Now you’re going to toe the line of decency. Wear short and skimpy clothes but don’t be outrageously trashy. Post dope videos of you twerking, singing one Rick Ross song about having plenty cash or a rap line from Drake. Just make sure it’s a popular song so they think you are current. Posting videos help because they show your followers, the expensive places you visit. So anytime you enter a free ride in a big car, don’t waste that opportunity. Take videos and pictures.  Anytime you go to a hotel room, wear your casual but expensive pajamas, wrap your hair in pink hair band and sing a song, twerk, or rap. Anyone that suits you most.

Tip: A nose ring always helps here.
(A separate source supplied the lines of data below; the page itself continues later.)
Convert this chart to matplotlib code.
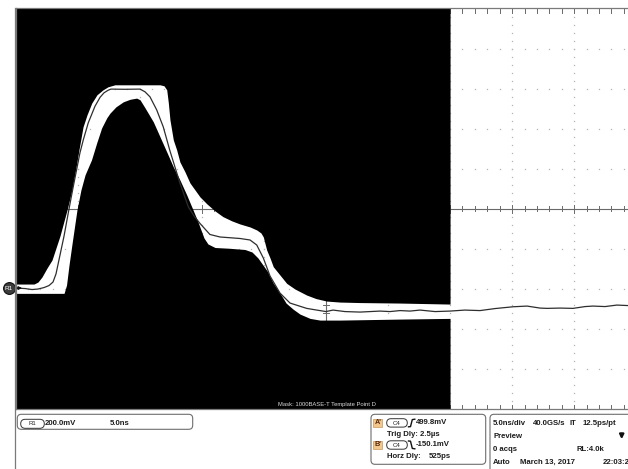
import numpy as np
import matplotlib
matplotlib.use('Agg')
import matplotlib.pyplot as plt
from matplotlib.patches import FancyBboxPatch, Rectangle

# ---------------- data ----------------
ns_per_div = 5.0
mv_per_div = 200.0
r1_center_mv = 396.0          # screen centre relative to R1 ground (mV)

trace_t = [0.00, 0.77, 1.33, 1.81, 2.30, 2.70, 3.02, 3.26, 3.50, 3.91, 4.31, 4.63, 4.95,
           5.19, 5.46, 5.86, 6.40, 6.81, 7.13, 7.45, 7.69, 8.81, 10.03, 10.43, 10.83,
           11.37, 11.90, 12.44, 13.24, 13.92, 14.38, 14.86, 15.66, 16.47, 18.08, 18.89,
           19.43, 19.96, 20.50, 21.30, 22.11, 23.45, 24.26, 25.01, 25.57, 26.54, 27.75,
           29.36, 30.16, 30.97, 31.77, 32.58, 33.79, 34.99, 36.20, 37.41, 38.62, 40.07,
           41.20, 42.24, 42.81, 43.86, 44.90, 45.87, 46.51, 47.48, 48.44, 49.33, 49.98]
trace_mv = [0, -2.5, -7.5, -5, 2.5, 12.5, 30, 70, 140, 260, 395, 500, 600,
            675, 740, 825, 907.5, 952.5, 975, 987.5, 993.5, 992.5, 993.5, 980, 955,
            890, 805, 685, 525, 405, 360, 322.5, 267.5, 255, 247.5, 240,
            215, 150, 60, -25, -75, -101.5, -110, -117.5, -110, -117.5, -120,
            -115, -117.5, -112.5, -115, -110, -117.5, -115, -110, -112.5, -102.5, -93.5,
            -90, -100, -101.5, -100, -101.5, -92.5, -90, -92.5, -85, -87.5, -85]

mask_top_t = [0.00, 1.49, 1.81, 2.13, 2.54, 2.94, 3.58, 4.15, 4.55, 4.87, 5.11, 5.44,
              5.76, 6.14, 6.56, 7.05, 7.45, 8.01, 11.64, 11.96, 12.18, 12.31, 12.44,
              12.71, 12.98, 13.24, 13.65, 14.05, 14.86, 15.42, 16.07, 16.71, 17.44,
              18.08, 18.89, 19.43, 19.77, 19.96, 20.23, 20.50, 20.76, 21.30, 21.84,
              22.51, 23.45, 24.20, 25.06, 26.13, 27.75, 30.97, 35.00]
mask_top_mv = [20, 20, 30, 55, 100, 140, 260, 390, 490, 600, 690, 805,
               865, 923.5, 965, 990, 1005, 1015, 1015, 1010, 990, 925, 840,
               740, 690, 630, 580, 525, 455, 420, 385, 356.5, 335,
               320, 305, 290, 275, 255, 190, 150, 106.5, 65, 23.5,
               -5, -35, -52.5, -65, -70, -72.5, -75, -80]

mask_bot_t = [0.00, 3.91, 4.11, 4.31, 4.55, 4.95, 5.27, 5.60, 6.12, 6.54, 6.94, 7.35,
              7.61, 8.09, 8.68, 9.22, 9.76, 10.03, 10.43, 11.10, 11.64, 12.18, 12.71,
              13.24, 13.79, 14.30, 14.70, 14.94, 15.18, 15.50, 16.07, 17.27, 18.48,
              19.05, 19.53, 19.93, 20.33, 20.76, 21.30, 21.79, 22.35, 22.91, 23.72,
              24.52, 26.13, 30.97, 35.00]
mask_bot_mv = [-26.5, -26.5, 15, 115, 220, 390, 490, 565, 640, 725, 800, 850,
               873.5, 905, 930, 942.5, 948.5, 940, 900, 830, 755, 680, 605,
               540, 465, 390, 330, 290, 250, 220, 202.5, 198.5, 192.5,
               180, 150, 115, 80, 25, -25, -75, -105, -130, -151.5,
               -160, -160, -155, -151.5]

mask_name = "Mask: 1000BASE-T Template Point D"

# ---------------- figure ----------------
W, H = 628, 469
fig = plt.figure(figsize=(W / 100, H / 100), dpi=100)
fig.patch.set_facecolor('white')

gl, gr, gt, gb = 15.5, 636.3, 8.5, 409.0
ax = fig.add_axes([gl / W, (H - gb) / H, (gr - gl) / W, (gb - gt) / H])
t_max = 10 * ns_per_div
v_lo = r1_center_mv - 5 * mv_per_div
v_hi = r1_center_mv + 5 * mv_per_div
ax.set_xlim(0, t_max)
ax.set_ylim(v_lo, v_hi)
ax.set_xticks([])
ax.set_yticks([])
ax.set_facecolor('white')
for s in ax.spines.values():
    s.set_color('#7a7a7a')
    s.set_linewidth(0.9)
    s.set_zorder(6)

# graticule
major_t = np.arange(0, t_max + 0.01, ns_per_div)
minor_t = np.arange(0, t_max + 0.01, ns_per_div / 5)
major_v = v_lo + np.arange(0, 11) * mv_per_div
minor_v = v_lo + np.arange(0, 51) * mv_per_div / 5
dot_c = '#b4b4b4'
for t in major_t[1:-1]:
    if abs(t - t_max / 2) < 1e-6:
        continue
    ax.plot(np.full_like(minor_v, t), minor_v, ls='none', marker='s', ms=0.9,
            mfc=dot_c, mec='none', zorder=1)
for v in major_v[1:-1]:
    if abs(v - r1_center_mv) < 1e-6:
        continue
    ax.plot(minor_t, np.full_like(minor_t, v), ls='none', marker='s', ms=0.9,
            mfc=dot_c, mec='none', zorder=1)

cl = '#6a6a6a'
ax.axhline(r1_center_mv, color=cl, lw=0.8, zorder=1)
ax.axvline(t_max / 2, color=cl, lw=0.8, zorder=1)
tick_v = 0.065 * mv_per_div
tick_t = 0.045 * ns_per_div
for t in minor_t:
    big = 1.6 if abs(t / ns_per_div - round(t / ns_per_div)) < 1e-6 else 1.0
    ax.plot([t, t], [r1_center_mv - tick_v * big, r1_center_mv + tick_v * big], color=cl, lw=0.7, zorder=1)
    ax.plot([t, t], [v_hi, v_hi - 1.6 * tick_v], color=cl, lw=0.7, zorder=1)
    ax.plot([t, t], [v_lo, v_lo + 1.6 * tick_v], color=cl, lw=0.7, zorder=1)
for v in minor_v:
    ax.plot([t_max / 2 - tick_t, t_max / 2 + tick_t], [v, v], color=cl, lw=0.7, zorder=1)

# mask regions
ax.fill_between(mask_top_t, mask_top_mv, v_hi + 200, color='black', lw=0, zorder=2)
ax.fill_between(mask_bot_t, v_lo - 200, mask_bot_mv, color='black', lw=0, zorder=2)

# waveform
ax.plot(trace_t, trace_mv, color='#2e2e2e', lw=0.9, zorder=3)

# R1 ground marker
ax.plot([-0.55], [0], marker='o', ms=8.5, mfc='#3c3c3c', mec='#111111', mew=0.8,
        clip_on=False, zorder=7)
ax.text(-0.55, 0, 'R1', color='white', fontsize=4.6, ha='center', va='center',
        family='Liberation Sans', clip_on=False, zorder=8)
ax.annotate('', xy=(0.75, 0), xytext=(-0.1, 0), annotation_clip=False,
            arrowprops=dict(arrowstyle='-|>', color='#111111', lw=0.8, mutation_scale=5),
            zorder=8)

# ---------------- overlay / readouts ----------------
ov = fig.add_axes([0, 0, 1, 1])
ov.set_xlim(0, W)
ov.set_ylim(H, 0)
ov.axis('off')
ov.patch.set_alpha(0)

ov.plot([14.8, 14.8], [gt, H], color='#7a7a7a', lw=0.9)
ov.text(278, 404.6, mask_name, fontsize=4.25, color='#dadada', ha='left', va='center',
        family='Liberation Sans')

txt = dict(family='Liberation Sans', fontweight='bold', fontsize=5.6, color='#1c1c1c',
           va='center', ha='left')
edge = '#6e6e6e'


def rbox(x0, y0, x1, y1, r, fc='none', ec=edge, lw=0.8):
    p = FancyBboxPatch((x0, y0), x1 - x0, y1 - y0,
                       boxstyle='round,pad=0,rounding_size=%g' % r,
                       fc=fc, ec=ec, lw=lw)
    ov.add_patch(p)


# box 1
rbox(17.3, 414.3, 192.7, 429.3, 4)
rbox(20.7, 419.3, 44.3, 428.3, 4.5, ec='#333333', lw=0.7)
ov.text(32.5, 423.8, 'R1', fontsize=4.4, color='#222222', ha='center', va='center',
        family='Liberation Sans')
ov.text(45, 423.3, '200.0mV', **txt)
ov.text(109.3, 423.3, '5.0ns', **txt)

# box 2 (cursors)
rbox(371, 414.3, 485.7, 464.3, 4)
for yc, tag in [(422.9, "A'"), (445.0, "B'")]:
    ov.add_patch(Rectangle((373.3, yc - 4.2), 9, 8.4, fc='#f2c78c', ec='#c99a5e', lw=0.5))
    ov.text(377.8, yc, tag, fontsize=5.2, fontweight='bold', color='#5a2a10', ha='center',
            va='center', family='Liberation Sans')
    rbox(386.7, yc - 4.2, 407.3, yc + 4.2, 4.2, ec='#333333', lw=0.7)
    ov.text(397, yc + 0.3, 'C4', fontsize=4.4, color='#222222', ha='center', va='center',
            family='Liberation Sans')
ov.plot([408.5, 410.5, 412.3, 414.8], [426.8, 426.6, 419.6, 419.2], color='#111111', lw=1.0)
ov.plot([408.5, 410.5, 412.3, 414.8], [441.0, 441.2, 448.4, 448.8], color='#111111', lw=1.0)
ov.text(416.2, 423.0, '499.8mV', **txt)
ov.text(386.7, 434.2, 'Trig Dly: 2.5µs', **txt)
ov.text(415.6, 445.0, '-150.1mV', **txt)
ov.text(387.3, 456.7, 'Horz Dly:', **txt)
ov.text(428.3, 456.7, '525ps', **txt)

# box 3 (acquisition)
rbox(490, 414.3, 700, 520, 4)
ov.text(492.7, 423.3, '5.0ns/div', **txt)
ov.text(532.7, 423.3, '40.0GS/s', **txt)
ov.text(570.0, 423.3, 'IT', **txt)
ov.text(582.7, 423.3, '12.5ps/pt', **txt)
ov.text(493.0, 436.0, 'Preview', **txt)
ov.annotate('', xy=(621.7, 442.0), xytext=(621.7, 431.0),
            arrowprops=dict(arrowstyle='-|>', color='#111111', lw=1.6, mutation_scale=6))
ov.text(493.0, 449.2, '0 acqs', **txt)
ov.text(576.7, 449.2, 'RL:4.0k', **txt)
ov.text(493.0, 462.7, 'Auto', **txt)
ov.text(519.5, 462.7, 'March 13, 2017', **txt)
ov.text(602.7, 462.7, '22:03:23', **txt)

fig.savefig('out.png', dpi=100, facecolor='white')
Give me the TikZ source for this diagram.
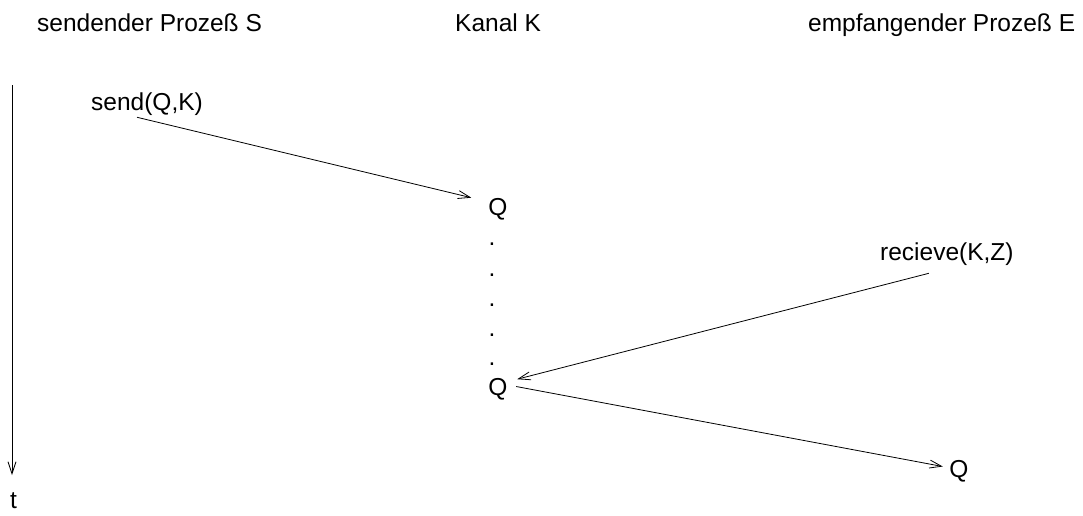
\documentclass[tikz,border=0pt]{standalone}
\usepackage{fontspec}
\setmainfont{Liberation Sans}
\usetikzlibrary{arrows.meta}
\begin{document}
\begin{tikzpicture}[x=1pt,y=-1pt,
  lbl/.style={font=\fontsize{24.5}{28}\selectfont, inner sep=0pt, anchor=base west},
  qn/.style={font=\fontsize{24.5}{28}\selectfont, inner sep=0pt, anchor=base},
  conn/.style={line width=0.8pt, -{Straight Barb[length=12pt,width=8pt,line width=0.8pt]}}]
\useasboundingbox (0,0) rectangle (1083,515);
\node[lbl] (hs) at (37,31) {sendender Prozeß S};
\node[lbl] (hk) at (455,31) {Kanal K};
\node[lbl] (he) at (808,31) {empfangender Prozeß E};
\coordinate (ttop) at (12,85);
\coordinate (tbot) at (12,475);
\node[lbl] (t) at (10,508) {t};
\draw[conn] (ttop) -- (tbot);
\node[lbl] (send) at (91,110) {send(Q,K)};
\node[qn] (q1) at (498,215) {Q};
\foreach \i/\y in {1/245,2/276,3/306,4/336,5/365}{
  \node[qn] (d\i) at (492,\y) {.};
}
\node[qn] (q2) at (498,395) {Q};
\node[lbl] (rec) at (880,260) {recieve(K,Z)};
\node[qn] (q3) at (959,477) {Q};
\draw[conn] ([xshift=-10pt,yshift=-2pt]send.south) -- ([xshift=-17pt]q1.north west);
\draw[conn] ([xshift=-18pt,yshift=-8pt]rec.south) -- ([xshift=9.5pt,yshift=-1.5pt]q2.north east);
\draw[conn] ([xshift=8.5pt,yshift=2.25pt]q2.east) -- ([xshift=-6.5pt,yshift=4.25pt]q3.west);
\end{tikzpicture}
\end{document}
Even if you can’t breathe, just mange. Take heart. After the pictures and videos, you can remove it but make sure your nose is not red so they don’t know that you have to remove it before you get home everyday.

  1. Don’t Beg Celebs to Follow You.

This is a big no/no. Remember you’re hustling now. You have to make it look like you’re friends with celebs. Show them that it’s no big deal to take a picture with Majid or Wizkid. This part is dangerous anyways. Here’s how to do it. Get information about celebs showing up in a public place like a premiere or an advertised visit to a restaurant.

Premieres and restaurants are better than concerts because of crowd issues. Dress to kill, stalk them at the event till you see an opportunity to ask for a picture. Make sure you’re smiling and holding the celeb with ease so they’ll think you do it everyday. Don’t hold them too close or too far. When posting the pic, use a carefree caption like “when @tiwasavage decides to turn up”. Just make it seem like you’ve been friends with them for ages.

  1. Be Active

Post at least five pictures everyday. Follow as many celebs as you can and comment on their pictures or send them direct messages. Don’t send nude pictures to any celeb. Sometimes the wire in their head will just flare and they’ll disgrace you publicly.

It’s a lot of work but remember, no good thing comes easy. Your hustle will succeed! Can i get an Amen!!!!